**OBJECTIVE:** Exactly as written, retype the listing below, omitting the pictures.

**DATA LINES:**

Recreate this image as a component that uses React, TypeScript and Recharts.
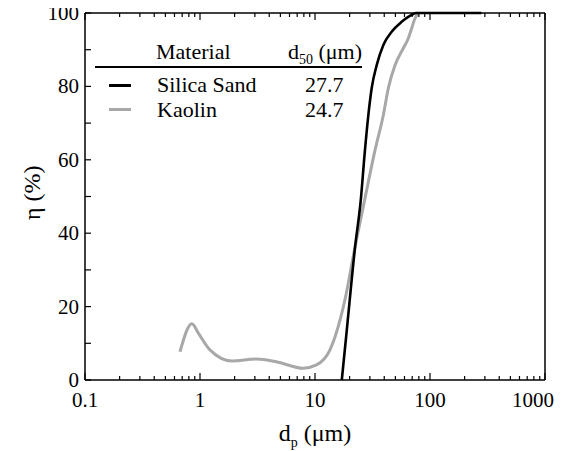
import { LineChart, Line, XAxis, YAxis } from "recharts";

// particle diameter (µm) vs collection efficiency (%)
const sandD = [17.1, 18.9, 22.3, 25, 27.2, 29.1, 31.1, 34.4, 39.3, 46.4, 56.7, 69.2, 76, 150, 280];
const sandEta = [0, 13.6, 36.2, 49, 62.7, 72.2, 79.5, 85.8, 91.3, 94.9, 97.6, 99.5, 100, 100, 100];

const kaolinD = [0.67, 0.85, 0.97, 1.22, 1.89, 3.1, 4.6, 7.9, 10.3, 13.5, 16.5, 18.2, 22.3, 27, 33.3, 39.3, 43.4, 49.7, 58.6, 64.8, 69.2, 74, 79];
const kaolinEta = [7.7, 15.3, 12.7, 8.2, 5.2, 5.7, 5.0, 3.2, 4.1, 8.2, 16.3, 21.8, 36.3, 49, 62.7, 72.2, 79.5, 85.8, 90.4, 93.1, 95.8, 98.5, 100];

const MAJOR_X = [0.1, 1, 10, 100, 1000];
const MINOR_X = [
  0.2, 0.3, 0.4, 0.5, 0.6, 0.7, 0.8, 0.9,
  2, 3, 4, 5, 6, 7, 8, 9,
  20, 30, 40, 50, 60, 70, 80, 90,
  200, 300, 400, 500, 600, 700, 800, 900,
];
const Y_TICKS = [0, 10, 20, 30, 40, 50, 60, 70, 80, 90, 100];
const Y_LABELS = [0, 20, 40, 60, 80, 100];

const legendRows = [
  { name: "Silica Sand", d50: "27.7", color: "#000000" },
  { name: "Kaolin", d50: "24.7", color: "#a8a8a8" },
];

const FONT = "'Liberation Serif', 'Times New Roman', serif";
const sand = sandD.map((d, i) => ({ d, eta: sandEta[i] }));
const kaolin = kaolinD.map((d, i) => ({ d, eta: kaolinEta[i] }));
const allX = [...MAJOR_X, ...MINOR_X].sort((a, b) => a - b);

function BottomTick({ x, y, payload }: any) {
  const v = payload.value;
  const major = MAJOR_X.includes(v);
  const last = v === 1000;
  return (
    <g>
      <line x1={x} x2={x} y1={y} y2={y - (major ? 7 : 4)} stroke="#000" strokeWidth={1.2} />
      {major && (
        <text x={last ? x - 12 : x} y={y + 27} textAnchor="middle" fontSize={21} fontFamily={FONT} fill="#000">
          {v}
        </text>
      )}
    </g>
  );
}

function TopTick({ x, y, payload }: any) {
  const major = MAJOR_X.includes(payload.value);
  return <line x1={x} x2={x} y1={y} y2={y + (major ? 7 : 4)} stroke="#000" strokeWidth={1.2} />;
}

function LeftTick({ x, y, payload }: any) {
  return (
    <g>
      <line x1={x} x2={x + 6} y1={y} y2={y} stroke="#000" strokeWidth={1.2} />
      {Y_LABELS.includes(payload.value) && (
        <text x={x - 6} y={y + 7} textAnchor="end" fontSize={21} fontFamily={FONT} fill="#000">
          {payload.value}
        </text>
      )}
    </g>
  );
}

function RightTick({ x, y }: any) {
  return <line x1={x} x2={x - 6} y1={y} y2={y} stroke="#000" strokeWidth={1.2} />;
}

const txt = { position: "absolute" as const, fontFamily: FONT, color: "#000", whiteSpace: "nowrap" as const };

export default function App() {
  const axisLine = { stroke: "#000", strokeWidth: 1.5 };
  return (
    <div style={{ position: "relative", width: 549, height: 443 }}>
      <style>{".recharts-surface{overflow:visible}"}</style>
      <LineChart width={549} height={435} margin={{ top: 0, right: 11, bottom: 0, left: 0 }}>
        <XAxis xAxisId="b" dataKey="d" type="number" scale="log" domain={[0.1, 1000]} allowDataOverflow
          ticks={allX} interval={0} tickSize={0} tickMargin={0} height={63}
          axisLine={axisLine} tickLine={false} tick={<BottomTick />} />
        <XAxis xAxisId="t" orientation="top" dataKey="d" type="number" scale="log" domain={[0.1, 1000]} allowDataOverflow
          ticks={allX} interval={0} tickSize={0} tickMargin={0} height={5}
          axisLine={axisLine} tickLine={false} tick={<TopTick />} />
        <YAxis yAxisId="l" type="number" domain={[0, 100]} ticks={Y_TICKS} interval={0}
          tickSize={0} tickMargin={0} width={77} axisLine={axisLine} tickLine={false} tick={<LeftTick />} />
        <YAxis yAxisId="r" orientation="right" type="number" domain={[0, 100]} ticks={Y_TICKS} interval={0}
          tickSize={0} tickMargin={0} width={1} axisLine={axisLine} tickLine={false} tick={<RightTick />} />
        <Line xAxisId="b" yAxisId="l" data={kaolin} dataKey="eta" type="monotone" stroke="#a8a8a8"
          strokeWidth={3} dot={false} isAnimationActive={false} />
        <Line xAxisId="b" yAxisId="l" data={sand} dataKey="eta" type="monotone" stroke="#000"
          strokeWidth={2.6} dot={false} isAnimationActive={false} />
      </LineChart>

      {/* axis titles */}
      <div style={{ ...txt, left: 0, top: 168, width: 48, height: 40, fontSize: 24, lineHeight: "40px",
        textAlign: "center", transform: "rotate(-90deg)" }}>η (%)</div>
      <div style={{ ...txt, left: 207, width: 200, top: 413, fontSize: 24, lineHeight: "24px", textAlign: "center" }}>
        d<sub style={{ fontSize: 14, lineHeight: 0 }}>p</sub> (μm)
      </div>

      {/* table legend */}
      <div style={{ ...txt, left: 148, top: 32, fontSize: 22, lineHeight: "24px" }}>Material</div>
      <div style={{ ...txt, left: 280, top: 32, fontSize: 22, lineHeight: "24px" }}>
        d<sub style={{ fontSize: 14, lineHeight: 0 }}>50</sub> (μm)
      </div>
      <div style={{ position: "absolute", left: 87, top: 58, width: 267, height: 1.5, background: "#000" }} />
      {legendRows.map((r, i) => (
        <div key={r.name}>
          <div style={{ position: "absolute", left: 101, top: 76 + i * 24, width: 22, height: 3, background: r.color }} />
          <div style={{ ...txt, left: 149, top: 65 + i * 24.5, fontSize: 22, lineHeight: "24px" }}>{r.name}</div>
          <div style={{ ...txt, left: 297, top: 65 + i * 24.5, fontSize: 22, lineHeight: "24px" }}>{r.d50}</div>
        </div>
      ))}
    </div>
  );
}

**EXPECTED ANSWER:**
Recreate this image as a component that uses React, TypeScript and Recharts.
import { LineChart, Line, XAxis, YAxis } from "recharts";

// particle diameter (µm) vs collection efficiency (%)
const sandD = [17.1, 18.9, 22.3, 25, 27.2, 29.1, 31.1, 34.4, 39.3, 46.4, 56.7, 69.2, 76, 150, 280];
const sandEta = [0, 13.6, 36.2, 49, 62.7, 72.2, 79.5, 85.8, 91.3, 94.9, 97.6, 99.5, 100, 100, 100];

const kaolinD = [0.67, 0.85, 0.97, 1.22, 1.89, 3.1, 4.6, 7.9, 10.3, 13.5, 16.5, 18.2, 22.3, 27, 33.3, 39.3, 43.4, 49.7, 58.6, 64.8, 69.2, 74, 79];
const kaolinEta = [7.7, 15.3, 12.7, 8.2, 5.2, 5.7, 5.0, 3.2, 4.1, 8.2, 16.3, 21.8, 36.3, 49, 62.7, 72.2, 79.5, 85.8, 90.4, 93.1, 95.8, 98.5, 100];

const MAJOR_X = [0.1, 1, 10, 100, 1000];
const MINOR_X = [
  0.2, 0.3, 0.4, 0.5, 0.6, 0.7, 0.8, 0.9,
  2, 3, 4, 5, 6, 7, 8, 9,
  20, 30, 40, 50, 60, 70, 80, 90,
  200, 300, 400, 500, 600, 700, 800, 900,
];
const Y_TICKS = [0, 10, 20, 30, 40, 50, 60, 70, 80, 90, 100];
const Y_LABELS = [0, 20, 40, 60, 80, 100];

const legendRows = [
  { name: "Silica Sand", d50: "27.7", color: "#000000" },
  { name: "Kaolin", d50: "24.7", color: "#a8a8a8" },
];

const FONT = "'Liberation Serif', 'Times New Roman', serif";
const sand = sandD.map((d, i) => ({ d, eta: sandEta[i] }));
const kaolin = kaolinD.map((d, i) => ({ d, eta: kaolinEta[i] }));
const allX = [...MAJOR_X, ...MINOR_X].sort((a, b) => a - b);

function BottomTick({ x, y, payload }: any) {
  const v = payload.value;
  const major = MAJOR_X.includes(v);
  const last = v === 1000;
  return (
    <g>
      <line x1={x} x2={x} y1={y} y2={y - (major ? 7 : 4)} stroke="#000" strokeWidth={1.2} />
      {major && (
        <text x={last ? x - 12 : x} y={y + 27} textAnchor="middle" fontSize={21} fontFamily={FONT} fill="#000">
          {v}
        </text>
      )}
    </g>
  );
}

function TopTick({ x, y, payload }: any) {
  const major = MAJOR_X.includes(payload.value);
  return <line x1={x} x2={x} y1={y} y2={y + (major ? 7 : 4)} stroke="#000" strokeWidth={1.2} />;
}

function LeftTick({ x, y, payload }: any) {
  return (
    <g>
      <line x1={x} x2={x + 6} y1={y} y2={y} stroke="#000" strokeWidth={1.2} />
      {Y_LABELS.includes(payload.value) && (
        <text x={x - 6} y={y + 7} textAnchor="end" fontSize={21} fontFamily={FONT} fill="#000">
          {payload.value}
        </text>
      )}
    </g>
  );
}

function RightTick({ x, y }: any) {
  return <line x1={x} x2={x - 6} y1={y} y2={y} stroke="#000" strokeWidth={1.2} />;
}

const txt = { position: "absolute" as const, fontFamily: FONT, color: "#000", whiteSpace: "nowrap" as const };

export default function App() {
  const axisLine = { stroke: "#000", strokeWidth: 1.5 };
  return (
    <div style={{ position: "relative", width: 549, height: 443 }}>
      <style>{".recharts-surface{overflow:visible}"}</style>
      <LineChart width={549} height={435} margin={{ top: 0, right: 11, bottom: 0, left: 0 }}>
        <XAxis xAxisId="b" dataKey="d" type="number" scale="log" domain={[0.1, 1000]} allowDataOverflow
          ticks={allX} interval={0} tickSize={0} tickMargin={0} height={63}
          axisLine={axisLine} tickLine={false} tick={<BottomTick />} />
        <XAxis xAxisId="t" orientation="top" dataKey="d" type="number" scale="log" domain={[0.1, 1000]} allowDataOverflow
          ticks={allX} interval={0} tickSize={0} tickMargin={0} height={5}
          axisLine={axisLine} tickLine={false} tick={<TopTick />} />
        <YAxis yAxisId="l" type="number" domain={[0, 100]} ticks={Y_TICKS} interval={0}
          tickSize={0} tickMargin={0} width={77} axisLine={axisLine} tickLine={false} tick={<LeftTick />} />
        <YAxis yAxisId="r" orientation="right" type="number" domain={[0, 100]} ticks={Y_TICKS} interval={0}
          tickSize={0} tickMargin={0} width={1} axisLine={axisLine} tickLine={false} tick={<RightTick />} />
        <Line xAxisId="b" yAxisId="l" data={kaolin} dataKey="eta" type="monotone" stroke="#a8a8a8"
          strokeWidth={3} dot={false} isAnimationActive={false} />
        <Line xAxisId="b" yAxisId="l" data={sand} dataKey="eta" type="monotone" stroke="#000"
          strokeWidth={2.6} dot={false} isAnimationActive={false} />
      </LineChart>

      {/* axis titles */}
      <div style={{ ...txt, left: 0, top: 168, width: 48, height: 40, fontSize: 24, lineHeight: "40px",
        textAlign: "center", transform: "rotate(-90deg)" }}>η (%)</div>
      <div style={{ ...txt, left: 207, width: 200, top: 413, fontSize: 24, lineHeight: "24px", textAlign: "center" }}>
        d<sub style={{ fontSize: 14, lineHeight: 0 }}>p</sub> (μm)
      </div>

      {/* table legend */}
      <div style={{ ...txt, left: 148, top: 32, fontSize: 22, lineHeight: "24px" }}>Material</div>
      <div style={{ ...txt, left: 280, top: 32, fontSize: 22, lineHeight: "24px" }}>
        d<sub style={{ fontSize: 14, lineHeight: 0 }}>50</sub> (μm)
      </div>
      <div style={{ position: "absolute", left: 87, top: 58, width: 267, height: 1.5, background: "#000" }} />
      {legendRows.map((r, i) => (
        <div key={r.name}>
          <div style={{ position: "absolute", left: 101, top: 76 + i * 24, width: 22, height: 3, background: r.color }} />
          <div style={{ ...txt, left: 149, top: 65 + i * 24.5, fontSize: 22, lineHeight: "24px" }}>{r.name}</div>
          <div style={{ ...txt, left: 297, top: 65 + i * 24.5, fontSize: 22, lineHeight: "24px" }}>{r.d50}</div>
        </div>
      ))}
    </div>
  );
}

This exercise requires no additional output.